Instruction: Extract the lines of the material below, beginning with the first and ending with the line that holds "-0.4, -1.04, 0.52]". Skip every picture.

begin

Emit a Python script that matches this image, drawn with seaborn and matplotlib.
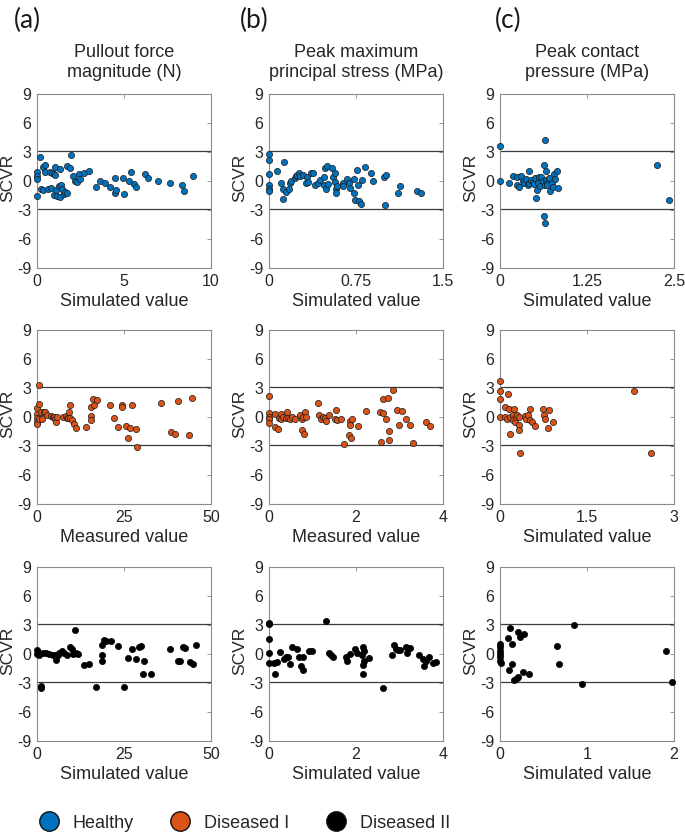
import matplotlib

matplotlib.use("Agg")
import matplotlib.pyplot as plt
from matplotlib.lines import Line2D
import seaborn as sns

sns.set_theme(style="white")
plt.rcParams["font.family"] = ["Liberation Sans", "DejaVu Sans"]

# ---- data (x = value, y = SCVR) ----
# row 1: healthy
pullout_healthy_x = [0, 0, 0, 0, 0.15, 0.23, 0.33, 0.34, 0.44, 0.48, 0.63, 0.73, 0.8, 0.86, 0.96, 1.03,
                     1.02, 0.96, 1.07, 1.15, 1.25, 1.3, 1.35, 1.4, 1.46, 1.53, 1.63, 1.72, 1.72, 1.88,
                     1.97, 2.05, 2.2, 2.3, 2.39, 2.49, 2.68, 2.97, 3.37, 3.6, 3.93, 4.2, 4.46, 4.5,
                     4.56, 4.94, 5.0, 5.27, 5.4, 5.55, 5.67, 6.2, 6.4, 6.93, 7.66, 8.35, 8.45, 8.97]
pullout_healthy_y = [0.94, 0.5, 0.17, -1.6, 2.5, -0.87, -0.94, 1.42, 1.67, 0.94, -0.8, 0.94, -0.7, 0.87, 0.7, 1.42,
                     0.6, -1.5, -0.94, -1.56, -0.5, 1.28, -1.67, -0.4, -0.87, -1.39, -1.15, -1.2, 1.56, 1.39,
                     2.67, 0.52, 0.03, -0.07, 0.7, 0.24, 0.87, 1.0, -0.6, -0.03, -0.2, -0.6, 0.35, -1.28,
                     -0.97, 0.3, -1.35, 0.03, 0.97, -0.3, -0.6, 0.73, 0.3, -0.03, -0.24, -0.4, -1.04, 0.52]

stress_healthy_x = [0, 0, 0, 0, 0, 0, 0.072, 0.1, 0.13, 0.12, 0.12, 0.15, 0.17, 0.18, 0.19, 0.22, 0.23,
                    0.24, 0.26, 0.27, 0.29, 0.32, 0.33, 0.34, 0.36, 0.38, 0.4, 0.42, 0.44, 0.47, 0.47,
                    0.48, 0.49, 0.5, 0.51, 0.54, 0.55, 0.57, 0.57, 0.58, 0.58, 0.59, 0.64, 0.64, 0.67,
                    0.69, 0.7, 0.73, 0.73, 0.74, 0.76, 0.77, 0.78, 0.79, 0.8, 0.83, 0.88, 0.9, 0.99,
                    1.01, 1.0, 1.11, 1.13, 1.28, 1.31]
stress_healthy_y = [2.78, 2.19, 0.7, -0.38, -0.87, -1.08, 1.0, -0.17, 1.94, -0.87, -1.84, -1.15, -0.87, -0.17, 0, 0.35, 0.52,
                    0.66, 0.8, 0.52, 0.6, -0.2, 0.45, -0.07, 0.8, 0.8, -0.45, -0.17, 0.07, 0.42, -0.45,
                    1.32, -0.8, 1.53, -0.28, 1.35, 0.42, 0.8, -0.1, -0.8, -1.22, -0.52, -0.24, -0.52, 0.17,
                    -0.24, -0.7, 0.17, -1.28, -2.0, 1.15, -0.45, -2.08, -2.43, 0.1, 1.42, 0.87, -0.03, 0.38,
                    0.6, -2.47, -1.25, -0.49, -1.0, -1.28]

contact_healthy_x = [0, 0, 0.135, 0.18, 0.24, 0.25, 0.28, 0.3, 0.33, 0.35, 0.38, 0.4, 0.41, 0.42, 0.44,
                     0.47, 0.49, 0.51, 0.52, 0.53, 0.54, 0.56, 0.57, 0.59, 0.62, 0.63, 0.63, 0.64, 0.65,
                     0.65, 0.66, 0.66, 0.68, 0.68, 0.7, 0.72, 0.74, 0.76, 0.77, 0.79, 0.82, 0.83, 2.26, 2.43]
contact_healthy_y = [3.58, 0.03, -0.17, 0.52, 0.42, -0.38, -0.6, 0.52, 0, -0.17, 0.24, -0.45, 1.0, -0.17, 0.1,
                     -0.07, -0.3, 0.3, -1.77, -0.94, -0.17, 0.45, -0.52, 0.45, 0.03, 1.7, -3.65, -0.38, 4.27,
                     -4.34, 0.1, 1.0, -0.17, -0.45, 0.35, -1.0, -0.24, -0.66, 0.73, 0.24, 1.0, -0.73, 1.7, -2.0]

# row 2: diseased I
pullout_d1_x = [0, 0, 0, 0, 0, 0.67, 0.6, 0.67, 1.15, 1.34, 1.9, 2.3, 2.9, 4.0, 4.5, 5.0, 5.2, 5.4, 5.75,
                7.5, 8.3, 8.6, 8.8, 9.1, 9.6, 9.6, 10.0, 10.5, 11.1, 14.1, 15.5, 15.5, 15.5, 16.3, 16.2,
                17.3, 20.9, 22.0, 23.2, 24.3, 24.5, 25.7, 26.2, 26.6, 27.4, 28.4, 28.7, 35.6, 38.5,
                39.7, 40.4, 43.7, 44.6]
pullout_d1_y = [0.97, 0.28, -0.14, -0.48, -0.69, 3.3, 1.38, -0.2, 0.48, -0.2, 0.48, 0.55, 0.24, 0.07, -0.03, 0, -0.2, -0.55, 0,
                -0.03, 0.07, -0.07, -0.07, 0.48, 1.24, -0.14, -0.28, -0.69, -1.17, -1.03, 1.0, 0.07, -0.28, 1.24, 1.9,
                1.72, 1.28, -0.14, -1.03, 1.28, 1.0, -0.97, -2.2, -1.1, 1.24, -1.24, -3.07, 1.45, -1.52,
                -1.76, 1.66, -1.86, 1.93]

stress_d1_x = [0, 0, 0, 0, 0, 0.14, 0.14, 0.2, 0.23, 0.28, 0.28, 0.32, 0.38, 0.41, 0.44, 0.49, 0.53, 0.59,
               0.72, 0.75, 0.75, 0.78, 0.8, 0.82, 0.86, 1.12, 1.15, 1.2, 1.24, 1.29, 1.32, 1.38, 1.52,
               1.55, 1.56, 1.66, 1.72, 1.87, 1.87, 1.85, 1.88, 1.9, 2.05, 2.22, 2.56, 2.57, 2.62, 2.63,
               2.7, 2.74, 2.77, 2.77, 2.84, 2.95, 2.99, 3.05, 3.16, 3.25, 3.31, 3.6, 3.71]
stress_d1_y = [2.17, 0.38, 0.03, -0.24, -0.66, 0.31, -1.07, -1.2, -0.07, 0.31, -0.2, 0, -0.14, 0.52, -0.1, -0.24, -0.03, -0.17,
               0.21, -0.24, -1.34, 0.03, -1.76, 0.52, -0.03, 1.48, 0.17, -0.24, 0.03, -0.14, -0.38, 0.21, -0.24,
               0.72, -0.34, -0.17, -2.76, -0.38, -0.79, -1.9, -2.17, -0.24, -0.93, 0.66, 0.52, -2.59, 0.45, 1.83,
               -0.24, 1.97, -1.48, -2.38, 2.79, 0.72, -0.86, 0.59, -0.17, -0.79, -2.66, -0.52, -0.93]

contact_d1_x = [0, 0, 0, 0, 0.085, 0.09, 0.14, 0.125, 0.15, 0.18, 0.18, 0.22, 0.23, 0.24, 0.26, 0.27, 0.3,
                0.32, 0.32, 0.33, 0.34, 0.43, 0.45, 0.49, 0.51, 0.52, 0.55, 0.61, 0.74, 0.76, 0.78, 0.82,
                0.85, 0.92, 2.31, 2.6]
contact_d1_y = [3.72, 2.72, 1.83, 0.03, 1.07, 0.03, 2.38, -0.17, 0.79, -0.03, -1.76, 0.17, -0.31, 0.79, -0.52, -0.03, 0.17,
                -0.86, -1.34, -0.03, -3.76, 0.1, -0.17, 0.24, 0.79, -0.31, -0.52, -0.93, 0.79, 0.17, -0.17, -1.14,
                0.72, -0.52, 2.66, -3.76]

# row 3: diseased II
pullout_d2_x = [0, 0, 0.2, 0.5, 1.1, 1.1, 1.6, 2.6, 3.5, 4.5, 5.2, 5.6, 6.0, 6.4, 7.1, 7.9, 8.5, 9.4, 10.0,
                10.3, 10.9, 11.3, 11.7, 13.6, 14.9, 17.0, 18.7, 18.7, 18.7, 19.3, 19.9, 21.2, 23.4, 25.1,
                26.1, 27.4, 28.4, 29.3, 29.9, 30.7, 30.5, 32.9, 38.3, 40.5, 41.0, 42.0, 42.4, 43.9, 44.8, 45.7]
pullout_d2_y = [0.44, 0, 0.2, -0.07, -3.33, -3.54, 0.1, 0.07, 0, -0.07, -0.14, -0.58, -0.07, 0.07, 0.27, 0.14, -0.07, 0.71, 0.51,
                0, 2.45, 0.07, 0, -1.09, -1.02, -3.4, 0.95, -0.14, -0.75, 1.5, 1.36, 1.36, 0.85, -3.4,
                -0.41, 0.48, -0.48, 0.68, 0.78, -0.68, -2.1, -2.1, 0.48, -0.68, -0.75, 0.68, 0.65, -0.82, -0.99, 0.95]

stress_d2_x = [0, 0, 0, 0, 0, 0.12, 0.14, 0.18, 0.26, 0.34, 0.38, 0.44, 0.49, 0.53, 0.64, 0.7, 0.73, 0.79,
               0.79, 0.93, 0.98, 1.3, 1.37, 1.42, 1.47, 1.76, 1.79, 1.86, 1.97, 2.03, 2.14, 2.15, 2.15,
               2.17, 2.18, 2.18, 2.29, 2.61, 2.82, 2.87, 2.92, 2.96, 3.01, 3.15, 3.18, 3.24, 3.44, 3.53,
               3.57, 3.6, 3.68, 3.76, 3.85]
stress_d2_y = [3.23, 3.06, 1.56, 0.07, -0.92, -0.88, -2.1, -0.82, 0.2, -0.54, -0.34, -0.34, -1.02, 0.75, 0.54, -0.27, -1.29, -1.7,
               -0.27, 0.34, 0.27, 3.4, 0.07, -0.14, -0.27, -0.27, -0.75, 0, 0.54, 0.14, -0.07, -1.16, -2.1,
               0.75, 0.27, -0.68, -0.41, -3.54, -0.07, 0.88, 0.54, 0.44, 0.37, 0.75, 0.07, 0.61, -0.07, -0.48,
               -1.22, -0.75, -0.27, -0.88, -0.82]

contact_d2_x = [0, 0, 0, 0, 0, 0, 0.01, 0.09, 0.1, 0.11, 0.14, 0.14, 0.16, 0.19, 0.21, 0.21, 0.23, 0.27,
                0.28, 0.33, 0.65, 0.68, 0.85, 0.94, 1.91, 1.98]
contact_d2_y = [1.02, 0.68, 0.34, 0, -0.34, -0.68, -0.92, 1.63, -1.63, 2.72, 1.02, -1.02, -2.69, -2.52, -2.38, 2.31, 1.77, -1.84,
                2.1, -2.04, 0.78, -1.02, 2.99, -3.06, 0.31, -2.89]

upper_limit = 3.1
lower_limit = -2.9

column_titles = ["Pullout force\nmagnitude (N)", "Peak maximum\nprincipal stress (MPa)", "Peak contact\npressure (MPa)"]
panel_letters = ["(a)", "(b)", "(c)"]
y_ticks = [-9, -6, -3, 0, 3, 6, 9]
x_ticks = [
    [[0, 5, 10], [0, 0.75, 1.5], [0, 1.25, 2.5]],
    [[0, 25, 50], [0, 2, 4], [0, 1.5, 3]],
    [[0, 25, 50], [0, 2, 4], [0, 1, 2]],
]
x_labels = [
    ["Simulated value", "Simulated value", "Simulated value"],
    ["Measured value", "Measured value", "Simulated value"],
    ["Simulated value", "Simulated value", "Simulated value"],
]
group_names = ["Healthy", "Diseased I", "Diseased II"]
group_colors = ["#0072BD", "#D95319", "#000000"]
group_edges = ["#1a1a1a", "#1a1a1a", "#000000"]

panels = [
    [(pullout_healthy_x, pullout_healthy_y), (stress_healthy_x, stress_healthy_y), (contact_healthy_x, contact_healthy_y)],
    [(pullout_d1_x, pullout_d1_y), (stress_d1_x, stress_d1_y), (contact_d1_x, contact_d1_y)],
    [(pullout_d2_x, pullout_d2_y), (stress_d2_x, stress_d2_y), (contact_d2_x, contact_d2_y)],
]

W, H = 685, 838
fig = plt.figure(figsize=(W / 100, H / 100), dpi=100)

col_left = [37, 269, 500]
row_top = [94, 330, 567]
size = 174
text_color = "#262626"


def fmt(v):
    return f"{v:g}"


for r in range(3):
    for c in range(3):
        ax = fig.add_axes([col_left[c] / W, 1 - (row_top[r] + size) / H, size / W, size / H])
        x, y = panels[r][c]
        ax.axhline(upper_limit, color="#3c3c3c", lw=0.9, zorder=1)
        ax.axhline(lower_limit, color="#3c3c3c", lw=0.9, zorder=1)
        sns.scatterplot(x=x, y=y, color=group_colors[r], edgecolor=group_edges[r], linewidth=0.5,
                        s=20, ax=ax, clip_on=False, zorder=3)
        ticks = x_ticks[r][c]
        ax.set_xlim(ticks[0], ticks[-1])
        ax.set_ylim(-9, 9)
        ax.set_xticks(ticks)
        ax.set_xticklabels([fmt(t) for t in ticks])
        ax.set_yticks(y_ticks)
        ax.set_yticklabels([fmt(t) for t in y_ticks])
        ax.tick_params(direction="in", length=3, width=0.6, color="#8a8a8a", top=True, right=True,
                       labelsize=11.5, labelcolor=text_color, pad=4)
        for sp in ax.spines.values():
            sp.set_color("#8a8a8a")
            sp.set_linewidth(0.8)
        ax.set_xlabel(x_labels[r][c], fontsize=13, color=text_color, labelpad=3)
        ax.set_ylabel("SCVR", fontsize=12.5, color=text_color)
        ax.yaxis.set_label_coords(-0.125, 0.52)
        if r == 0:
            ax.set_title(column_titles[c], fontsize=13, color=text_color, pad=12, linespacing=1.25)

letter_x = [14, 240, 495]
for c in range(3):
    fig.text(letter_x[c] / W, 1 - 20 / H, panel_letters[c], fontsize=19, family=["Lato", "DejaVu Sans"],
             color="#1a1a1a", va="center", ha="left")

handles = [Line2D([], [], marker="o", linestyle="none", markersize=14, markerfacecolor=col,
                  markeredgecolor="#111111", markeredgewidth=1.0) for col in group_colors]
fig.legend(handles, group_names, loc="center left", bbox_to_anchor=(38 / W, 1 - 823 / H), ncol=3,
           frameon=False, fontsize=13, handlelength=1.2, handletextpad=0.7, columnspacing=2.0,
           borderpad=0, borderaxespad=0, labelcolor=text_color)

fig.savefig("out.png", dpi=100)
plt.close(fig)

end

Task solution:
Emit a Python script that matches this image, drawn with seaborn and matplotlib.
import matplotlib

matplotlib.use("Agg")
import matplotlib.pyplot as plt
from matplotlib.lines import Line2D
import seaborn as sns

sns.set_theme(style="white")
plt.rcParams["font.family"] = ["Liberation Sans", "DejaVu Sans"]

# ---- data (x = value, y = SCVR) ----
# row 1: healthy
pullout_healthy_x = [0, 0, 0, 0, 0.15, 0.23, 0.33, 0.34, 0.44, 0.48, 0.63, 0.73, 0.8, 0.86, 0.96, 1.03,
                     1.02, 0.96, 1.07, 1.15, 1.25, 1.3, 1.35, 1.4, 1.46, 1.53, 1.63, 1.72, 1.72, 1.88,
                     1.97, 2.05, 2.2, 2.3, 2.39, 2.49, 2.68, 2.97, 3.37, 3.6, 3.93, 4.2, 4.46, 4.5,
                     4.56, 4.94, 5.0, 5.27, 5.4, 5.55, 5.67, 6.2, 6.4, 6.93, 7.66, 8.35, 8.45, 8.97]
pullout_healthy_y = [0.94, 0.5, 0.17, -1.6, 2.5, -0.87, -0.94, 1.42, 1.67, 0.94, -0.8, 0.94, -0.7, 0.87, 0.7, 1.42,
                     0.6, -1.5, -0.94, -1.56, -0.5, 1.28, -1.67, -0.4, -0.87, -1.39, -1.15, -1.2, 1.56, 1.39,
                     2.67, 0.52, 0.03, -0.07, 0.7, 0.24, 0.87, 1.0, -0.6, -0.03, -0.2, -0.6, 0.35, -1.28,
                     -0.97, 0.3, -1.35, 0.03, 0.97, -0.3, -0.6, 0.73, 0.3, -0.03, -0.24, -0.4, -1.04, 0.52]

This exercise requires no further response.